The Rev. Al Sharpton said Monday he is not going to "bite the bait" President Donald Trump put out in a set of early morning tweets, during which he called the civil rights leader a conman and accused him of hating white people and police officers.
"He's going to attack the most visible black person that comes across his desk and he thinks he can set a tone," Sharpton told MSNBC's "Morning Joe," calling into the show where he is a frequent guest. "I'm not going to bite the bait."
Sharpton, in the wake of Trump's tweets, posted a photo on Instagram and Twitter showing Trump at a National Action Network convention speaking with Sharpton, singer James Brown, and the Rev. Jesse Jackson.
"Despite the fact that I marched on him about Central Park, he came to my convention," Sharpton said. "Now all of a sudden, I'm all of these names. Fine. The fact of the matter is, I couldn't have conned him to come.

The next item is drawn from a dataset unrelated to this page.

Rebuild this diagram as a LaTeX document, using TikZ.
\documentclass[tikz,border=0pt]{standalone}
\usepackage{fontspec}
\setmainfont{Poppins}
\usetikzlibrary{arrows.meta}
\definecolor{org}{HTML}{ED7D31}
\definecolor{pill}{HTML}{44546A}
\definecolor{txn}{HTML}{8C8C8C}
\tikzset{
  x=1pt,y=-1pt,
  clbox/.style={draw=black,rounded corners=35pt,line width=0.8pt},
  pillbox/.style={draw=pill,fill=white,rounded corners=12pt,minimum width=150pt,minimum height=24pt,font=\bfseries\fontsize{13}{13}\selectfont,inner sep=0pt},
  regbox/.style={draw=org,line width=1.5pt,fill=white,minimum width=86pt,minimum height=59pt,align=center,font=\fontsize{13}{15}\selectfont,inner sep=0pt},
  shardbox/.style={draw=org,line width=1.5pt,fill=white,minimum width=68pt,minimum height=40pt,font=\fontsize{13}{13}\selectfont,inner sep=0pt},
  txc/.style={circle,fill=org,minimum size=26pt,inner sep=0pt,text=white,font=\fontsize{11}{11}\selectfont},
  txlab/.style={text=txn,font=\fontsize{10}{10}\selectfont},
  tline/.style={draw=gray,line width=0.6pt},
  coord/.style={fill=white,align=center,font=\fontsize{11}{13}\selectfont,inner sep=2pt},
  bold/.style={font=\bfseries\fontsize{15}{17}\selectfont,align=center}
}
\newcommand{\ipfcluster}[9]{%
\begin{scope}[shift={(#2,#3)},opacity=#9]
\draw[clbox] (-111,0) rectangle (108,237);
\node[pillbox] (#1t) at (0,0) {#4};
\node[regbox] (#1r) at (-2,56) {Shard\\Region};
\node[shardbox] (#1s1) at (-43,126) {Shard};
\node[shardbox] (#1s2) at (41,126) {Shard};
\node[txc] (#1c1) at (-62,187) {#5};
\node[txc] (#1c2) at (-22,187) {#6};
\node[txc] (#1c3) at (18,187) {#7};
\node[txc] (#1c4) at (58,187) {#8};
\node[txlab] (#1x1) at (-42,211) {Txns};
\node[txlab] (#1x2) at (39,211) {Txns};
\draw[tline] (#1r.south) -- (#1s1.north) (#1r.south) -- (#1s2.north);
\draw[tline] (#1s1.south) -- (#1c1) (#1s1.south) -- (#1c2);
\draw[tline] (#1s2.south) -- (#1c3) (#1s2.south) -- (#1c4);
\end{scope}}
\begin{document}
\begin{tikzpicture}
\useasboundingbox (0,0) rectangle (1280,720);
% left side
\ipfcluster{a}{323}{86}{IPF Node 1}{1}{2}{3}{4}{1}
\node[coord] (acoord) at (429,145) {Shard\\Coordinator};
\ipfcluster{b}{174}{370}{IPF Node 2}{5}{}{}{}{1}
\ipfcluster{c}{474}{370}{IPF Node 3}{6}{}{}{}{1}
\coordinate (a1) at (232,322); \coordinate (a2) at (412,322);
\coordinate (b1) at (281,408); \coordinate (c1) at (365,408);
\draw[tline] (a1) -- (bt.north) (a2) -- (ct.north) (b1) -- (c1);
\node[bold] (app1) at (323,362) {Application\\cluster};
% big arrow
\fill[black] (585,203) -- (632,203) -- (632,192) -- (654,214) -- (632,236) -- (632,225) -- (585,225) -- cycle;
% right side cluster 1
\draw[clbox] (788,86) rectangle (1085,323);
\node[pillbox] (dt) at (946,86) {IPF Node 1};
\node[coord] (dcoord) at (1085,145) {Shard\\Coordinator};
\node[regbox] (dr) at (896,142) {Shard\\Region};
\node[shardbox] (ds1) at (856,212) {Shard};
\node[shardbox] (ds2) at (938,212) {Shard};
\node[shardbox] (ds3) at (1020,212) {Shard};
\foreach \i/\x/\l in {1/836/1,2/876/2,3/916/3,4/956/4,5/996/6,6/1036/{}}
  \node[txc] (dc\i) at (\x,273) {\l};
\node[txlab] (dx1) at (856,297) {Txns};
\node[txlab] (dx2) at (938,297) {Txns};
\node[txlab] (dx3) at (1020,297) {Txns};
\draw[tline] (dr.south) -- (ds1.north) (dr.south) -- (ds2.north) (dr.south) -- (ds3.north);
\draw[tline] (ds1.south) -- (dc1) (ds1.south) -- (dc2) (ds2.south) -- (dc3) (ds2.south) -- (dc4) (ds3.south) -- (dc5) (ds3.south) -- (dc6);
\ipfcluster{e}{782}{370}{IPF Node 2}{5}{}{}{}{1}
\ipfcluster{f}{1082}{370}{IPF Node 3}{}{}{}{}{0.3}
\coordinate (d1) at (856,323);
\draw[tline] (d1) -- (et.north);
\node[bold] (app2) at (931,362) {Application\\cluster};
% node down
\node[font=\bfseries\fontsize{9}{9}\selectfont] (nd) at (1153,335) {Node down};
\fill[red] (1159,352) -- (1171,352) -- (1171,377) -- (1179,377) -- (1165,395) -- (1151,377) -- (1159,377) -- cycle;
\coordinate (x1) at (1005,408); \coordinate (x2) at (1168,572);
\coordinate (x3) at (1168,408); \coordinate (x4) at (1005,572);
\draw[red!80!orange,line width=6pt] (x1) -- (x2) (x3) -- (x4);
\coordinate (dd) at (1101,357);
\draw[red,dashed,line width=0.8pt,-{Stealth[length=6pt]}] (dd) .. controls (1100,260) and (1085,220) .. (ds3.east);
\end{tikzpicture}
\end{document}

He came because he was trying to have it both ways."
Trump, he added, will "do anything, if it's to his advantage."
"We need to stand up and deal with the fact that this president's policies hurt people all over this country . . . we need not get into the sideshow of a man that one minute calls you names and next minute stands up and smiling at your convention," Sharpton said.

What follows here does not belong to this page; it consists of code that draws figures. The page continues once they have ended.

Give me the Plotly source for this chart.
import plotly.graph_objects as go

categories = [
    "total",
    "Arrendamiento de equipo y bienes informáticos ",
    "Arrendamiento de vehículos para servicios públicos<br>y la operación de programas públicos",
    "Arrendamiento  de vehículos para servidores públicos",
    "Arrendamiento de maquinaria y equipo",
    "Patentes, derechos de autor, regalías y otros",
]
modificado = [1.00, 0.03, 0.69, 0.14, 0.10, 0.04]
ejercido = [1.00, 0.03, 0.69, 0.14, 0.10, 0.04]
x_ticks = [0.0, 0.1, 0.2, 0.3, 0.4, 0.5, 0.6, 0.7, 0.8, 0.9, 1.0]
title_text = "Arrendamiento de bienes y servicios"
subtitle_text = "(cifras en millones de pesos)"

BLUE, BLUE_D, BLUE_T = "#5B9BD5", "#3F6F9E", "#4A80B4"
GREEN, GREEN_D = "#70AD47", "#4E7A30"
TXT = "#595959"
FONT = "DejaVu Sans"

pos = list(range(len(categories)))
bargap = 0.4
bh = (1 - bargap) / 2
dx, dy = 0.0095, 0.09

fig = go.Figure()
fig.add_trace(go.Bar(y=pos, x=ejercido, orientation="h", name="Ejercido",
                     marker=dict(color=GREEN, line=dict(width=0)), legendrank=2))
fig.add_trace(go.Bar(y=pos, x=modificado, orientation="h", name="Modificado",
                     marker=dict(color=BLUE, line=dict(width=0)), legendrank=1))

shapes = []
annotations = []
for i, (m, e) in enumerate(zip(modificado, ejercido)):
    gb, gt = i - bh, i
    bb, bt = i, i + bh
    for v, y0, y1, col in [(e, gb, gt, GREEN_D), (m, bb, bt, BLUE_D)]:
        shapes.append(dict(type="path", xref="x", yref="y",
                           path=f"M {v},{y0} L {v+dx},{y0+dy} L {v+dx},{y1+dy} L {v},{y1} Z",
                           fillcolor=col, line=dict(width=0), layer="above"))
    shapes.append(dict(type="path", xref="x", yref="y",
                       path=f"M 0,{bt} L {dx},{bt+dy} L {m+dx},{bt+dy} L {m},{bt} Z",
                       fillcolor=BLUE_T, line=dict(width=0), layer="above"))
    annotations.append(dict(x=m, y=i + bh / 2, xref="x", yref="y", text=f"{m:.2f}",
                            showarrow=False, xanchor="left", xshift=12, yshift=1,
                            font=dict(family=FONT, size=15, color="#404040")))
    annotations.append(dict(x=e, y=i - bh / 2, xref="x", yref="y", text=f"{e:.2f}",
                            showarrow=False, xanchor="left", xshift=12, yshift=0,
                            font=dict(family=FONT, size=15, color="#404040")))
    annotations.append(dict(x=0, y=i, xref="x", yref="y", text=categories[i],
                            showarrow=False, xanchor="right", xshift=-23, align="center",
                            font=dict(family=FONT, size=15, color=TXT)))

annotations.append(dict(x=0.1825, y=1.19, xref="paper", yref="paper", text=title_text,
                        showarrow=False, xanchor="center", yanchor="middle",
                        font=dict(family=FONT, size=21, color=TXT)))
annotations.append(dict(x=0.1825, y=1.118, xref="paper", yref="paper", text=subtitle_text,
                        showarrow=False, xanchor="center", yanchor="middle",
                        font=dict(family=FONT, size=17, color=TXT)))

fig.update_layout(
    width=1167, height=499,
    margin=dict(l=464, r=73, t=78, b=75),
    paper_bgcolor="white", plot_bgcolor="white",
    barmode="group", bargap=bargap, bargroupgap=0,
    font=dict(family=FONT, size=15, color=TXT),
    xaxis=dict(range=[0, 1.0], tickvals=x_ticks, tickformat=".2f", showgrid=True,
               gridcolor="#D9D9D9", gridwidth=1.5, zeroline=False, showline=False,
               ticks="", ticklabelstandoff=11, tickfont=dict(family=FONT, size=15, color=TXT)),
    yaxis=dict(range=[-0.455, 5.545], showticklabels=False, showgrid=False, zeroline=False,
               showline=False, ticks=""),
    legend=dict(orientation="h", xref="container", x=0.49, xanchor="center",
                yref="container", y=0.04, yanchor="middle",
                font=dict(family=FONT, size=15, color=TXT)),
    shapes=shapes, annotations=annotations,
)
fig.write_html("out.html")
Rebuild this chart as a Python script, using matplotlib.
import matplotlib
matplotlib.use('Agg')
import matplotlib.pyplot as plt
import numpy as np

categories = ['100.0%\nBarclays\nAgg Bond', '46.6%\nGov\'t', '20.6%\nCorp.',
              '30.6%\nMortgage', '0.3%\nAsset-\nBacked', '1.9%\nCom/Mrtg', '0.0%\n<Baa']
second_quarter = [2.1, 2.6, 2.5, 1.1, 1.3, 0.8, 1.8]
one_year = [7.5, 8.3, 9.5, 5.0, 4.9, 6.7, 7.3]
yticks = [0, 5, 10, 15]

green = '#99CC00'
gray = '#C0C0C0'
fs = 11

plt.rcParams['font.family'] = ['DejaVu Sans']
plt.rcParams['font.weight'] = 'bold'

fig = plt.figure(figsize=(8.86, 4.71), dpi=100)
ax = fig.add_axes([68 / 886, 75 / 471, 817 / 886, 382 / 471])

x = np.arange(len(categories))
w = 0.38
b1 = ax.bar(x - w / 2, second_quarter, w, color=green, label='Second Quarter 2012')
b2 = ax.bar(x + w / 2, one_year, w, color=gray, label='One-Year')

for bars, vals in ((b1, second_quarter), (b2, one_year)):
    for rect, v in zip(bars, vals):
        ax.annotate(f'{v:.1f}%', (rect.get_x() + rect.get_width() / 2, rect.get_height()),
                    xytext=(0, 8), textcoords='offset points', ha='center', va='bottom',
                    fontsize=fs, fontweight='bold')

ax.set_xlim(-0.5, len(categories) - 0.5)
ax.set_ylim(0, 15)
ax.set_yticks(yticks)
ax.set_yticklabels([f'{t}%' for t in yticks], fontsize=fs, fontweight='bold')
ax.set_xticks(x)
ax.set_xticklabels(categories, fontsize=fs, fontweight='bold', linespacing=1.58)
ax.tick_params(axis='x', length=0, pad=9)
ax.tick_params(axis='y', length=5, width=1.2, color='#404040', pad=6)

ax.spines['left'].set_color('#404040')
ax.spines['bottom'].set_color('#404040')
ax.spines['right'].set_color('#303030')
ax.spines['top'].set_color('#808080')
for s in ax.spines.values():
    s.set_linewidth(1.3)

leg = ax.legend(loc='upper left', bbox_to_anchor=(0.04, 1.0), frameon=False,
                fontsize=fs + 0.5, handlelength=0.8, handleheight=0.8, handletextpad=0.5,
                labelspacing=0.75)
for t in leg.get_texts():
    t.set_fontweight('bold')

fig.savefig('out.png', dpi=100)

He also pointed out three weeks after Trump was elected, he called him after seeing him on the MSNBC program and asked him to come to meet with him at his Mar-a-Lago estate.
"Why would you want as president-elect of the United States to meet with a troublemaker and a conman?" Sharpton said.
Sharpton also said Americans must start challenging Republicans seeking re-election over how they back Trump and "tell them that you are co-signers and co-conspirators, and accomplices, to the moral decay that this president is putting forward."